The Break Presents: Blackway
As the child of Ghanian actor-satirist Kwaku Sintim-Misa, Blackway vividly remembers the day he chose to pick up a microphone instead of a script.
That moment came about 16 years ago, back when Blackway was just a middle school student. His brother's friend—a high schooler who he'd impressed with a freestyle one week prior—asked him to make a rap that would encourage students to vote him into a position in student government. The dilemma was that Blackway had rehearsal for the leading role in his own school play at the same time.
Naturally, Blackway snuck over to the high school and delivered an impressive freestyle over Freeway's "Flipside" instrumental, earning the respect of the high schoolers (and helping his friend clinch the election). While ditching his play cost Blackway his role, he knew he'd found his true calling. "That was the day I realized," Blackway tells XXL. "Even walking back to the middle school I was like, 'Damn I killed that shit.'"
Since, the rhyming-singing Republic Records artist, who moved from Ghana to live with his mother in Long Island, N.Y. in 2006, has dropped off strong projects like Radiant Child (2013), Radiant Child Reloaded (2015), New Yhana (2017) and steadily made a name for himself with the rhyme skills of a certified rap technician and the vocal flexibility of a smooth crooner. His new EP Good.Bad.Faded is an exhibition for that versatility.
On "Bourbon Street," Blackway unloads a rapid-fire flow and a barrage of punchlines sure to perk up the ears of rap classicists. A song later, on "Save Me," he jumps into some singing as he tackles an Afrobeat instrumental.
With sharp rhyme techniques and smooth vocals in hand, Blackway is poised to make a lot of noise. Get to know him in this week's edition of The Break.
Name: Yaw Sintim-Misa
Hometown: Accra, Ghana/Long Island, N.Y.
I grew up listening to: "The first freestyle I ever fell in love with was the Big L [and] Hov freestyle—seven minutes. Big L has always been up there for me. Eminem has always been up there for me. Hov is up there, obviously. Biggie has been up there, obviously. More recently, I've been getting into [Kendrick Lamar], Drake, [J. Cole]. Nick Grant is dope. I like Tory Lanez."

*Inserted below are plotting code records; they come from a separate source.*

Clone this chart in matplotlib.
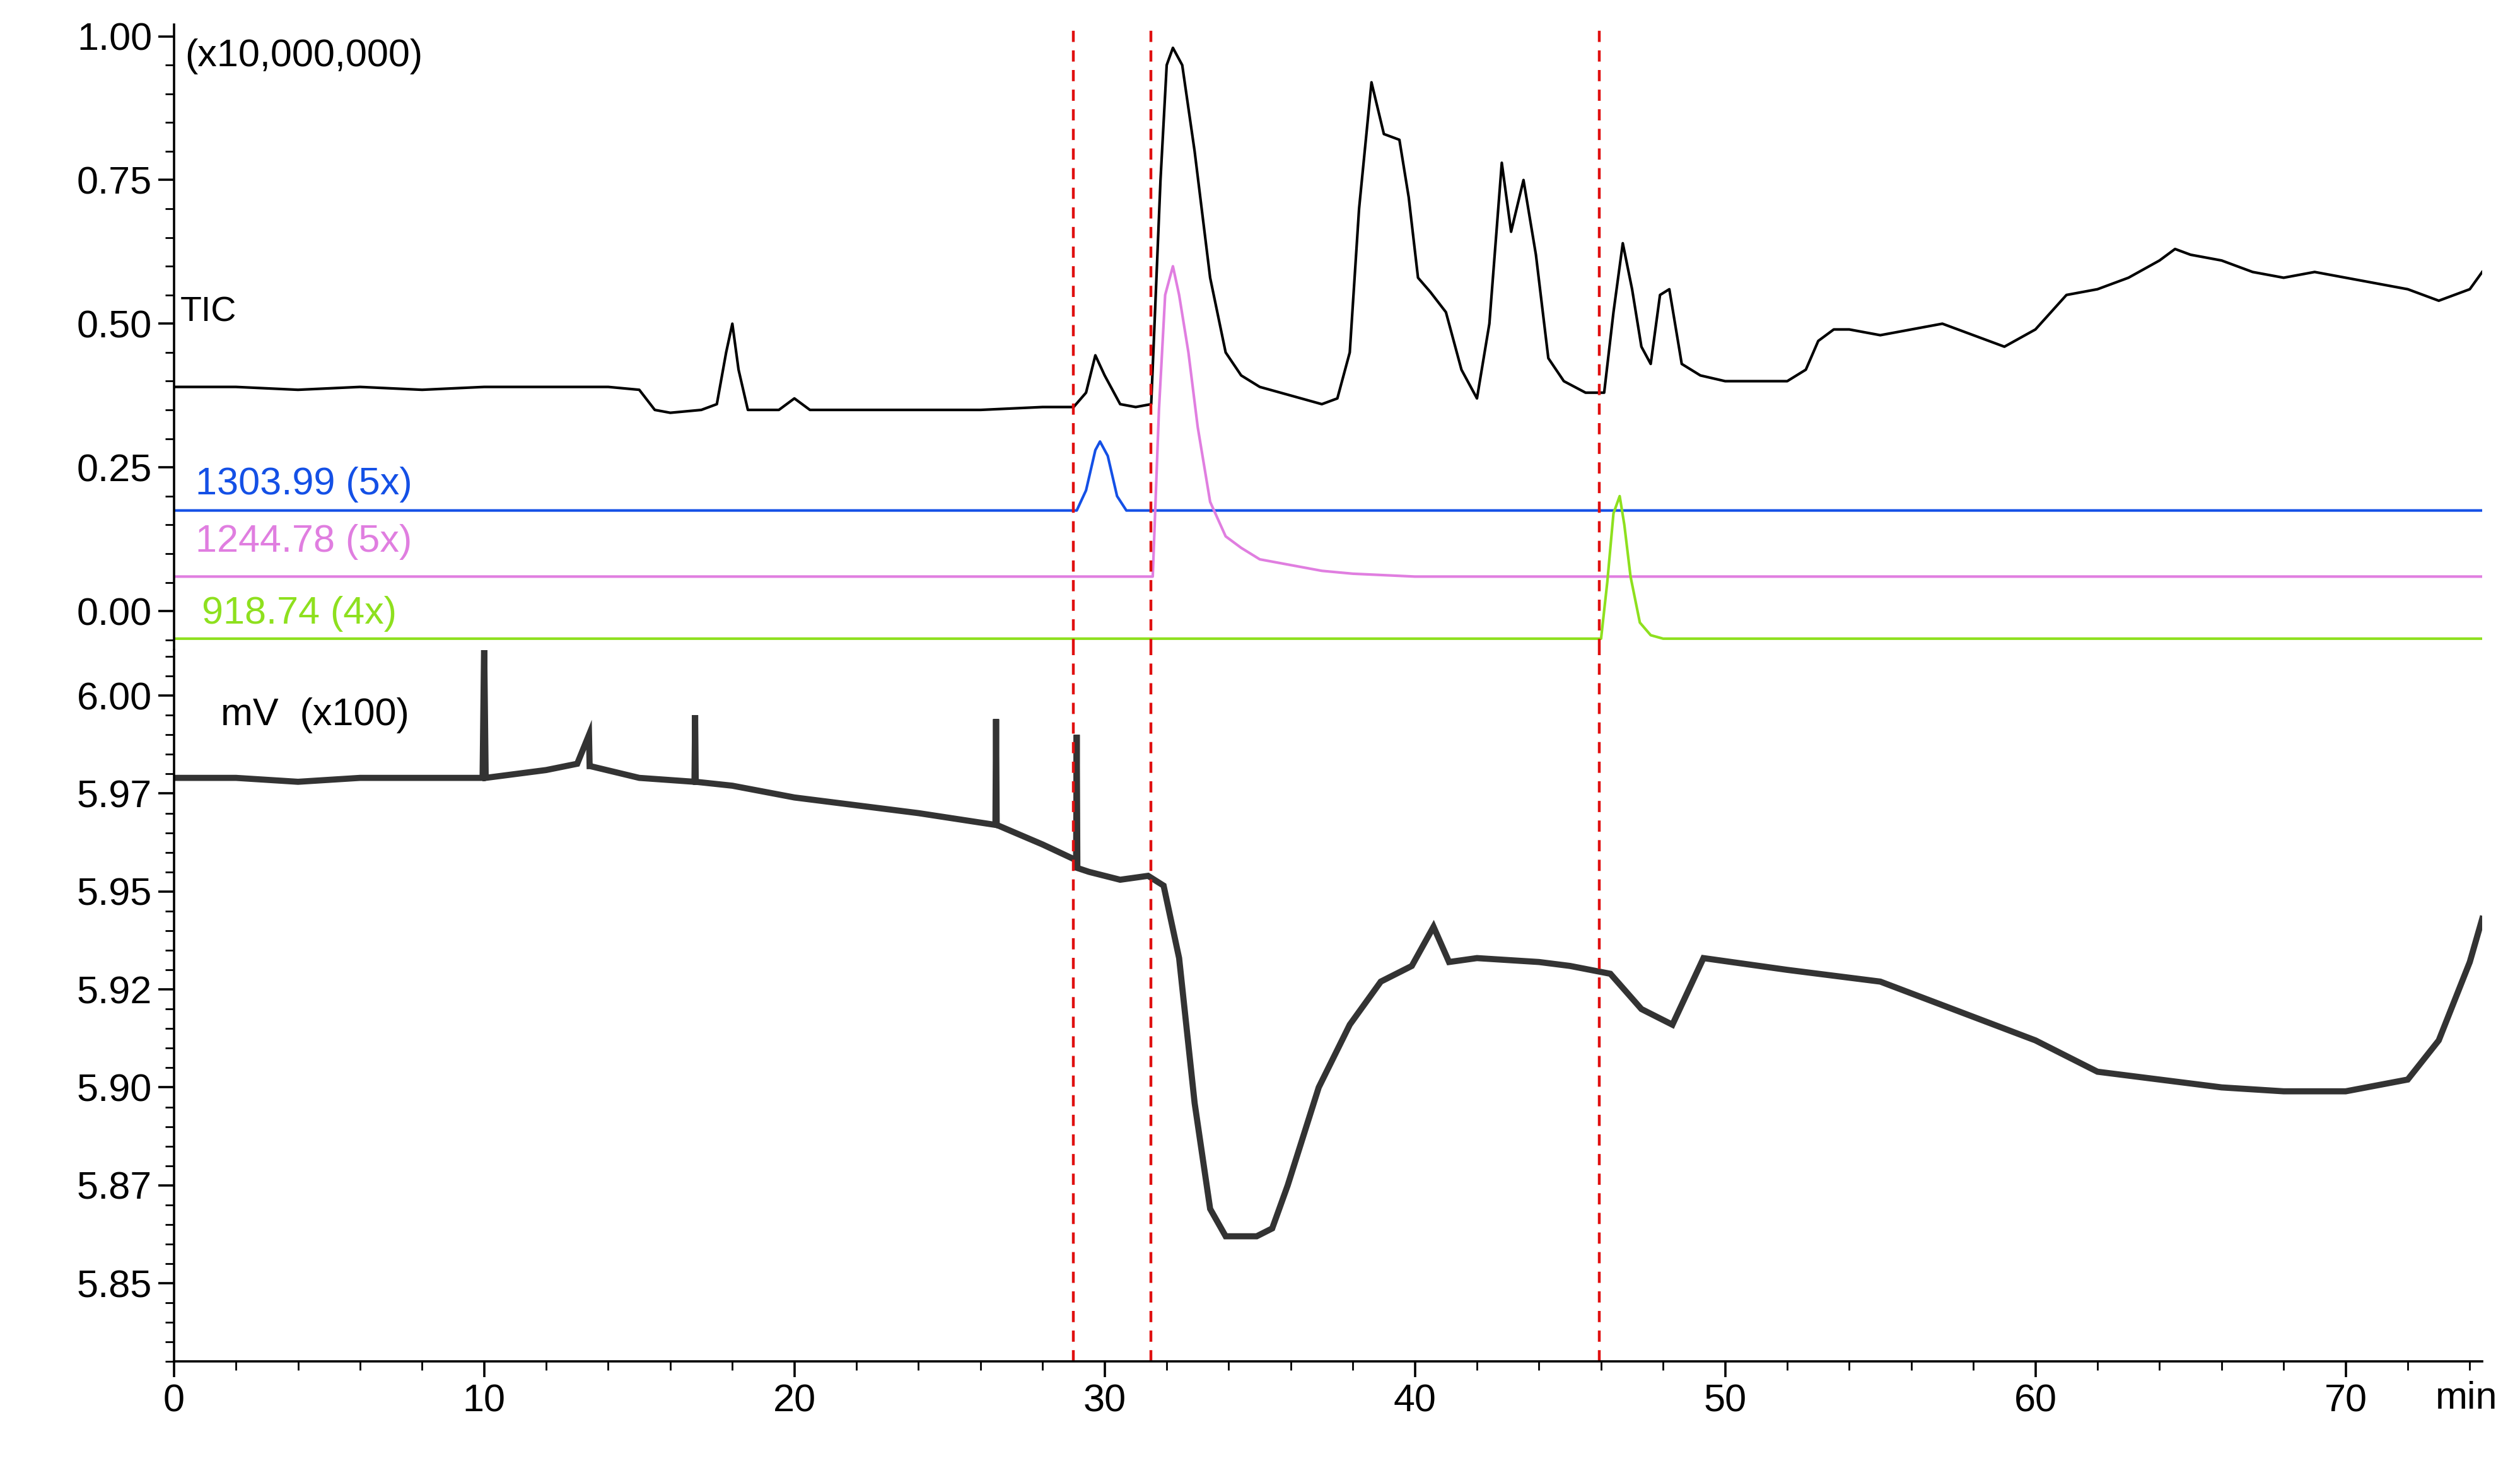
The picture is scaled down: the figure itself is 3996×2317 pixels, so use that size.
import matplotlib
matplotlib.use("Agg")
import matplotlib.pyplot as plt
from matplotlib.ticker import MultipleLocator

tic_t = [0,2,4,6,8,10,12,14,15,15.5,16,17,17.5,17.8,18,18.2,18.5,19.5,20,20.5,22,24,26,28,29,29.4,29.7,30,30.5,31,31.5,31.8,32.0,32.2,32.5,32.9,33.4,33.9,34.4,35,36,37,37.5,37.9,38.2,38.6,39,39.5,39.8,40.1,40.5,41,41.5,42,42.4,42.8,43.1,43.5,43.9,44.3,44.8,45.5,46.1,46.4,46.7,47.0,47.3,47.6,47.9,48.2,48.6,49.2,50,51,52,52.6,53,53.5,54,55,56,57,58,59,60,61,62,63,64,64.5,65,66,67,68,69,70,71,72,73,74,74.4]
tic_v = [0.39,0.39,0.385,0.39,0.385,0.39,0.39,0.39,0.385,0.35,0.345,0.35,0.36,0.45,0.50,0.42,0.35,0.35,0.37,0.35,0.35,0.35,0.35,0.355,0.355,0.38,0.445,0.41,0.36,0.355,0.36,0.75,0.95,0.98,0.95,0.80,0.58,0.45,0.41,0.39,0.375,0.36,0.37,0.45,0.70,0.92,0.83,0.82,0.72,0.58,0.555,0.52,0.42,0.37,0.50,0.78,0.66,0.75,0.62,0.44,0.40,0.38,0.38,0.52,0.64,0.56,0.46,0.43,0.55,0.56,0.43,0.41,0.40,0.40,0.40,0.42,0.47,0.49,0.49,0.48,0.49,0.50,0.48,0.46,0.49,0.55,0.56,0.58,0.61,0.63,0.62,0.61,0.59,0.58,0.59,0.58,0.57,0.56,0.54,0.56,0.59]

b_t = [0,29.1,29.4,29.7,29.85,30.1,30.4,30.7,74.4]
b_v = [0.175,0.175,0.21,0.28,0.295,0.27,0.20,0.175,0.175]

p_t = [0,31.55,31.75,31.95,32.2,32.4,32.7,33.0,33.4,33.9,34.4,35,36,37,38,40,74.4]
p_v = [0.06,0.06,0.35,0.55,0.60,0.55,0.45,0.32,0.19,0.13,0.11,0.09,0.08,0.07,0.065,0.06,0.06]

g_t = [0,46.0,46.2,46.4,46.6,46.75,46.95,47.25,47.6,48.0,74.4]
g_v = [-0.048,-0.048,0.05,0.17,0.20,0.15,0.06,-0.02,-0.042,-0.048,-0.048]

mv_t = [0,2,4,6,8,9.95,10,10.05,12,13,13.38,13.4,13.42,15,16.78,16.8,16.82,18,20,22,24,26.48,26.5,26.52,28,29.08,29.1,29.12,29.5,30.5,31.4,31.9,32.4,32.9,33.4,33.9,34.9,35.4,35.9,36.9,37.9,38.9,39.9,40.6,41.1,42,44,45,46.3,47.3,48.3,49.3,52,55,58,60,62,64,66,68,70,72,73,74,74.4]
mv_v = [5.979,5.979,5.978,5.979,5.979,5.979,6.013,5.979,5.981,5.9826,5.99,5.982,5.982,5.979,5.978,5.995,5.978,5.977,5.974,5.972,5.970,5.967,5.994,5.967,5.962,5.958,5.99,5.956,5.955,5.953,5.954,5.9515,5.933,5.896,5.869,5.862,5.862,5.864,5.875,5.90,5.916,5.927,5.931,5.941,5.932,5.933,5.932,5.931,5.929,5.920,5.916,5.933,5.930,5.927,5.918,5.912,5.904,5.902,5.900,5.899,5.899,5.902,5.912,5.932,5.943]

vlines = [29.0, 31.5, 45.95]

plt.rcParams['font.family'] = ['Liberation Sans', 'DejaVu Sans']
plt.rcParams['font.size'] = 22
fig = plt.figure(figsize=(19.98, 11.585), dpi=200)
ax1 = fig.add_axes([0.069, 0.555, 0.916, 0.428])
ax2 = fig.add_axes([0.069, 0.068, 0.916, 0.487], sharex=ax1)

ax1.plot(tic_t, tic_v, color='black', lw=1.5)
ax1.plot(b_t, b_v, color='#1450e6', lw=1.5)
ax1.plot(p_t, p_v, color='#e07ee0', lw=1.5)
ax1.plot(g_t, g_v, color='#8ee01e', lw=1.5)
ax2.plot(mv_t, mv_v, color='#333333', lw=3.5, solid_joinstyle='miter')

ax1.set_ylim(-0.068, 1.02)
ax2.set_ylim(5.830, 6.0116)
ax1.set_xlim(0, 74.4)

for ax in (ax1, ax2):
    ax.spines['top'].set_visible(False)
    ax.spines['right'].set_visible(False)
    ax.spines['left'].set_linewidth(1.3)
    ax.spines['bottom'].set_linewidth(1.3)
    ax.tick_params(direction='out', length=9, width=1.3, labelsize=22)
    ax.tick_params(which='minor', length=5, width=1)
    for x in vlines:
        ax.axvline(x, color='#e01010', ls=(0, (4, 3)), lw=1.6)
ax1.spines['bottom'].set_visible(False)
ax1.tick_params(axis='x', which='both', bottom=False, labelbottom=False)

ax1.set_yticks([0, 0.25, 0.5, 0.75, 1.0])
ax1.set_yticklabels(['0.00', '0.25', '0.50', '0.75', '1.00'])
ax1.yaxis.set_minor_locator(MultipleLocator(0.05))
ax2.set_yticks([6.0, 5.975, 5.95, 5.925, 5.9, 5.875, 5.85])
ax2.set_yticklabels(['6.00', '5.97', '5.95', '5.92', '5.90', '5.87', '5.85'])
ax2.yaxis.set_minor_locator(MultipleLocator(0.005))
ax2.set_xticks(range(0, 71, 10))
ax2.xaxis.set_minor_locator(MultipleLocator(2))

ax1.text(0.35, 0.965, '(x10,000,000)', fontsize=22, va='center')
ax1.text(0.2, 0.52, 'TIC', fontsize=20, va='center')
ax1.text(0.7, 0.22, '1303.99 (5x)', color='#1450e6', fontsize=22, va='center')
ax1.text(0.7, 0.12, '1244.78 (5x)', color='#e07ee0', fontsize=22, va='center')
ax1.text(0.9, -0.005, '918.74 (4x)', color='#8ee01e', fontsize=22, va='center')
ax2.text(1.5, 5.995, 'mV  (x100)', fontsize=22, va='center')
ax2.text(72.9, 5.8205, 'min', fontsize=22, va='center', ha='left', clip_on=False)

fig.savefig('out.png', dpi=200)
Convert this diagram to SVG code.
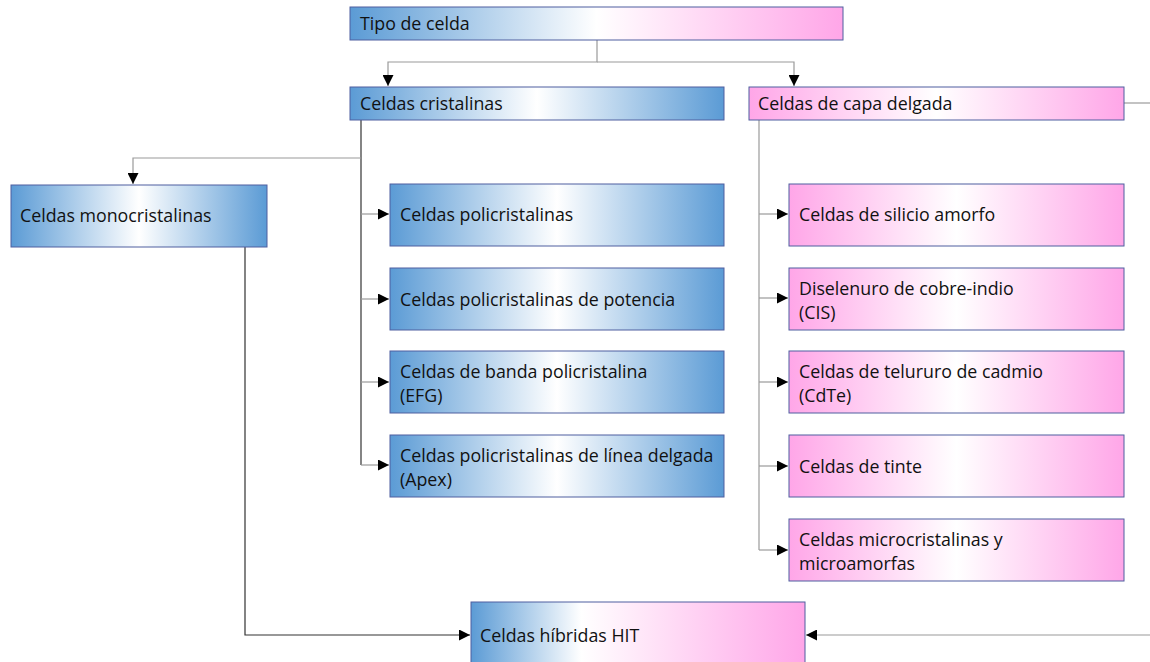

People compare my style to: "As far as rap, more recently I've been compared to Kendrick and Eminem. In my younger years I was compared to Big L a lot. As far as music overall, I've heard weird things like, 'The African Kendrick' [or] 'a rapping Akon.' I had a few sessions with [Busta Rhymes] and he said I remind him of Drake a little bit."
Most people don’t know: "Most people don't know that I'm actually a very shy person. Most of the time I'm onstage I have butterflies. I don't seem that way to people. It doesn't affect my performance in any way, but I'm actually a very shy person. Most people don't know that I grew up on a lot of anime. I used to listen to a lot of Japanese raps. The old stuff—I haven't really caught up on the new stuff."
I'm going to blow up because: "I'd have to give credit to my versatility and my ability to adapt and adjust. And that applies to anything, not just music. But it shows more so in my music. I can step into any lane and give you quality shit, you know?"
My goal in hip-hop is: "When I was young I felt like everybody's goal was to be the greatest rapper to ever rap. When you in high school, everybody talks about being the greatest rapper ever. So subconsciously, even if I don't know it or say it, that's gonna be one of them. I want to be recognized as the person who has 'the greatest bars I ever heard.' I want a group of people to be able to say that about me. Internally I feel like that's gonna be my goal—that's gonna be any rapper's—any actual spitter's—goal. But as the mature me, I'd say [I want the] accolades, the Grammys. I'm going with the flow."
I'm going to be the next: "I'm going to be the first Blackway, I know that. I don't know what I'm gonna be the next of. We'll see [laughs]."